== DATA SEGMENT ==

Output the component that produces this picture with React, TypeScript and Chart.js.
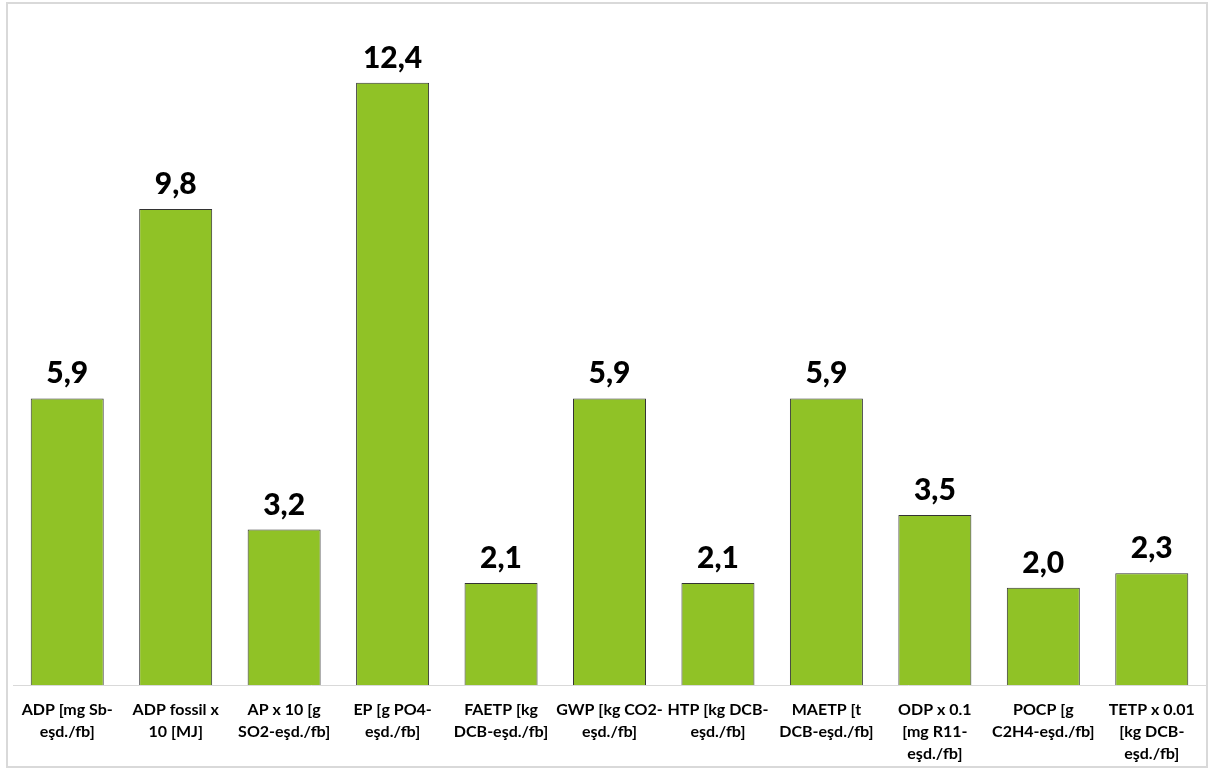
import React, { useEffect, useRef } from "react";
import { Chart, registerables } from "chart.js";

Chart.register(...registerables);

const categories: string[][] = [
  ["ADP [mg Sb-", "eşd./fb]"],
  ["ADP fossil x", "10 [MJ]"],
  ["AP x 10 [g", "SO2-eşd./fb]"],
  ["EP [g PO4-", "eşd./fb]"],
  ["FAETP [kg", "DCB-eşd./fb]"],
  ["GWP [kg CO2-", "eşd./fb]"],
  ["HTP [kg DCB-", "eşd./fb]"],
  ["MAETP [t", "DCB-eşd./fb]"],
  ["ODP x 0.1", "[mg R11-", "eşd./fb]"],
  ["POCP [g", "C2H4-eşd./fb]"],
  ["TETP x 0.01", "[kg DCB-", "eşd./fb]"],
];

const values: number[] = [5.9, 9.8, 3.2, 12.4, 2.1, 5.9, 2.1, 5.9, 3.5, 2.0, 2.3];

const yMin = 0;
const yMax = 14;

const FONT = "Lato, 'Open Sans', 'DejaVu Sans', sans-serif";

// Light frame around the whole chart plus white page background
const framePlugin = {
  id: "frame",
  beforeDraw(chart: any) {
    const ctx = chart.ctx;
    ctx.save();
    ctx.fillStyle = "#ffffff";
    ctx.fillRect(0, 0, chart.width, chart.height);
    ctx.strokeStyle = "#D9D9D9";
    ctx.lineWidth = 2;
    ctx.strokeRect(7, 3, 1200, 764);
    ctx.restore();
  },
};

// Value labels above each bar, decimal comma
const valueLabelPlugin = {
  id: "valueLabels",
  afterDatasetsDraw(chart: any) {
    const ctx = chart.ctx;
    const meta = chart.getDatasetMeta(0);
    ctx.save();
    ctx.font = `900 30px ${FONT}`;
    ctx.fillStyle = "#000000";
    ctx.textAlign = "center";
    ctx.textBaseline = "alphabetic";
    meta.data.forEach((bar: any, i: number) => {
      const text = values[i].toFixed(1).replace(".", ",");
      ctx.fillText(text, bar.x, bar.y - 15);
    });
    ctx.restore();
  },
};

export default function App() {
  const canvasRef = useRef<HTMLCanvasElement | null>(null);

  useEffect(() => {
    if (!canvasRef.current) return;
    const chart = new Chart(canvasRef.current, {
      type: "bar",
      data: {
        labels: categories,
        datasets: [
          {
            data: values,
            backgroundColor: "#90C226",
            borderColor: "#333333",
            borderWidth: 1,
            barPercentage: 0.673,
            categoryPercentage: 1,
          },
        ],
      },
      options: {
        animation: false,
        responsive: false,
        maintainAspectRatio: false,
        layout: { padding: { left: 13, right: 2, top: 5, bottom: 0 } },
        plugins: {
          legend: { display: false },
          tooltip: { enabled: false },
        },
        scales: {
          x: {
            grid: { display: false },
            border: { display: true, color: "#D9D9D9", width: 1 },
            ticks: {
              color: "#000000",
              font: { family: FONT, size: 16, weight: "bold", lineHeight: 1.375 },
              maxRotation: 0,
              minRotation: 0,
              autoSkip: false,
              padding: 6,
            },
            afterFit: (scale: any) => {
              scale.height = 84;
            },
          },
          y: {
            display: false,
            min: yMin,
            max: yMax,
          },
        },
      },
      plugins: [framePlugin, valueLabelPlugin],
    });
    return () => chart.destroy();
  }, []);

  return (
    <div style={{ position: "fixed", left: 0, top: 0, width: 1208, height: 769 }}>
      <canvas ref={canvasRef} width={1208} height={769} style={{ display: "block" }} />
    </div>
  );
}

===

PROBLEM: Repeat the data exactly in full, omitting its pictures.

TASK SOLUTION:
Output the component that produces this picture with React, TypeScript and Chart.js.
import React, { useEffect, useRef } from "react";
import { Chart, registerables } from "chart.js";

Chart.register(...registerables);

const categories: string[][] = [
  ["ADP [mg Sb-", "eşd./fb]"],
  ["ADP fossil x", "10 [MJ]"],
  ["AP x 10 [g", "SO2-eşd./fb]"],
  ["EP [g PO4-", "eşd./fb]"],
  ["FAETP [kg", "DCB-eşd./fb]"],
  ["GWP [kg CO2-", "eşd./fb]"],
  ["HTP [kg DCB-", "eşd./fb]"],
  ["MAETP [t", "DCB-eşd./fb]"],
  ["ODP x 0.1", "[mg R11-", "eşd./fb]"],
  ["POCP [g", "C2H4-eşd./fb]"],
  ["TETP x 0.01", "[kg DCB-", "eşd./fb]"],
];

const values: number[] = [5.9, 9.8, 3.2, 12.4, 2.1, 5.9, 2.1, 5.9, 3.5, 2.0, 2.3];

const yMin = 0;
const yMax = 14;

const FONT = "Lato, 'Open Sans', 'DejaVu Sans', sans-serif";

// Light frame around the whole chart plus white page background
const framePlugin = {
  id: "frame",
  beforeDraw(chart: any) {
    const ctx = chart.ctx;
    ctx.save();
    ctx.fillStyle = "#ffffff";
    ctx.fillRect(0, 0, chart.width, chart.height);
    ctx.strokeStyle = "#D9D9D9";
    ctx.lineWidth = 2;
    ctx.strokeRect(7, 3, 1200, 764);
    ctx.restore();
  },
};

// Value labels above each bar, decimal comma
const valueLabelPlugin = {
  id: "valueLabels",
  afterDatasetsDraw(chart: any) {
    const ctx = chart.ctx;
    const meta = chart.getDatasetMeta(0);
    ctx.save();
    ctx.font = `900 30px ${FONT}`;
    ctx.fillStyle = "#000000";
    ctx.textAlign = "center";
    ctx.textBaseline = "alphabetic";
    meta.data.forEach((bar: any, i: number) => {
      const text = values[i].toFixed(1).replace(".", ",");
      ctx.fillText(text, bar.x, bar.y - 15);
    });
    ctx.restore();
  },
};

export default function App() {
  const canvasRef = useRef<HTMLCanvasElement | null>(null);

  useEffect(() => {
    if (!canvasRef.current) return;
    const chart = new Chart(canvasRef.current, {
      type: "bar",
      data: {
        labels: categories,
        datasets: [
          {
            data: values,
            backgroundColor: "#90C226",
            borderColor: "#333333",
            borderWidth: 1,
            barPercentage: 0.673,
            categoryPercentage: 1,
          },
        ],
      },
      options: {
        animation: false,
        responsive: false,
        maintainAspectRatio: false,
        layout: { padding: { left: 13, right: 2, top: 5, bottom: 0 } },
        plugins: {
          legend: { display: false },
          tooltip: { enabled: false },
        },
        scales: {
          x: {
            grid: { display: false },
            border: { display: true, color: "#D9D9D9", width: 1 },
            ticks: {
              color: "#000000",
              font: { family: FONT, size: 16, weight: "bold", lineHeight: 1.375 },
              maxRotation: 0,
              minRotation: 0,
              autoSkip: false,
              padding: 6,
            },
            afterFit: (scale: any) => {
              scale.height = 84;
            },
          },
          y: {
            display: false,
            min: yMin,
            max: yMax,
          },
        },
      },
      plugins: [framePlugin, valueLabelPlugin],
    });
    return () => chart.destroy();
  }, []);

  return (
    <div style={{ position: "fixed", left: 0, top: 0, width: 1208, height: 769 }}>
      <canvas ref={canvasRef} width={1208} height={769} style={{ display: "block" }} />
    </div>
  );
}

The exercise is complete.